湯殿山のアカヤシオは週末開花ですかね。とはいっても、肝心の今日の天気が寒くて陽も出ていないのではどんなものでしょう。こちらは今日は仕事ですから、今日のアカヤシオは最初っから考えもしていませんでしたが、明日はどうでしょう。ヤシオ山なら確実でしょうけど。いや、一週間前は咲いていたようでしたから、もうしなびつつあるかもしれません。
立入禁止尾根はこんな感じです。381mは少なくとも20mは削られているようです。元々、自然な尾根形で湯殿山につながっていたようだし、砕石場はまさに邪魔が入ったといった光景ですから、その点からは、無理にあの破線路を歩くまでもないような気がします。尾根が消えているのでは、尾根つなぎにもならないでしょうし、こだわるまでもないんじゃないですか。
気になるのは、車道に産廃物最終処分場建設反対の幟が立っていたことです。どう考えても、あの砕石場のことではないでしょうか。だとすれば、あの敷地上の尾根付近ではないでしょうか。そうなると、監視カメラ以前に完全に歩けなくなってしまうでしょう。
ヒダ尾根の稜線直下は、確かに急ですが、四つ足になるまでもなく、岩場とて危ういものではありません。

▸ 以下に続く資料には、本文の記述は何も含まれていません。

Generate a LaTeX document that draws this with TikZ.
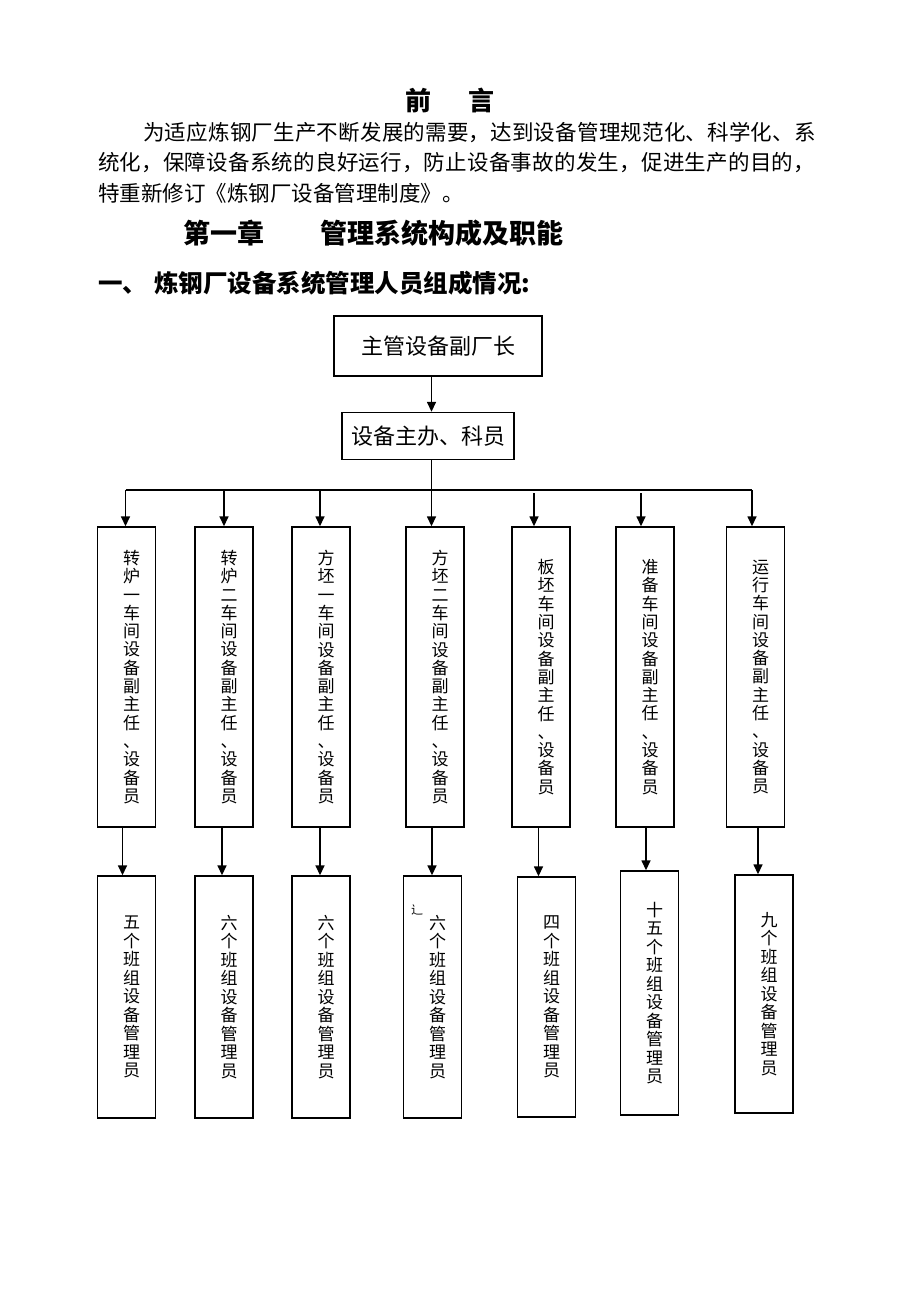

残念ながらノドカラどころか、深高山山頂に至ってすら水は飲みませんでした。私が歩いたヒダがたまたまそうだったのかもしれませんが、比較の意味ではもう一本は歩いてもいいかなとは思ってはいますが、まぁ何とも言えませんね。上の稜線が単調過ぎますから。
私も以前正月に通過した某○石場からの通報はないですしそうそう捕まるわけでもないでしょうが。
山奥の作業道ならともかくこんな人里で軽く一地味行こうと尾根にとりついたら作業道では盛り上がりませんね。写真見る限りツツジもなさそうですしパスで良いかなあと。
湯殿山辺りのアカヤシオですが去年も花は開いてませんでした。狂い咲きのヤマツツジはいましたが。先週金原山を歩いた感じだと昨年と開花時期はあまり変わらないでしょう。
明日は天気もいいようですし、鉄板なら金原山-三床山で花見ですが、私は佐野市の事のいない所に行こうかと思ってます。
通行止めの尾根ですが、ここに砕石場がなかったら、それなりにのんびりと湯殿山に至れるコースかと思います。そんな尾根を削ってなくしてしまったのですから、砕石工場も罪深いものです。
通行止めもおかしなもので、石尊山側からは立入禁止看板があるのに、湯殿山側からは看板は撤去されたとはいえ、ロープ張りすらない。わかっていればいいですが、破線路と踏み跡があるから行けると思ってしまいます。案外、歩いている人もいるのではないでしょうか。
ヒダ尾根の林道には参りました。目ざわりでどうしようもなかった。作業道も加え、そんなのを見ることもなく歩けたのは20分くらいのものだったでしょうか。尾根の選択に失敗です。石尊山側はそんなことはないでしょう。果たして再挑戦するかどうか。その気になったらですね。
私は昨日は定番のヤシオ山でした。さぞ混雑しているだろうなと思いましたが、行き交ったハイカーは前後して8人くらいのものでしたよ。ちなみに、こちらは、前日の雨で終わりかけでした。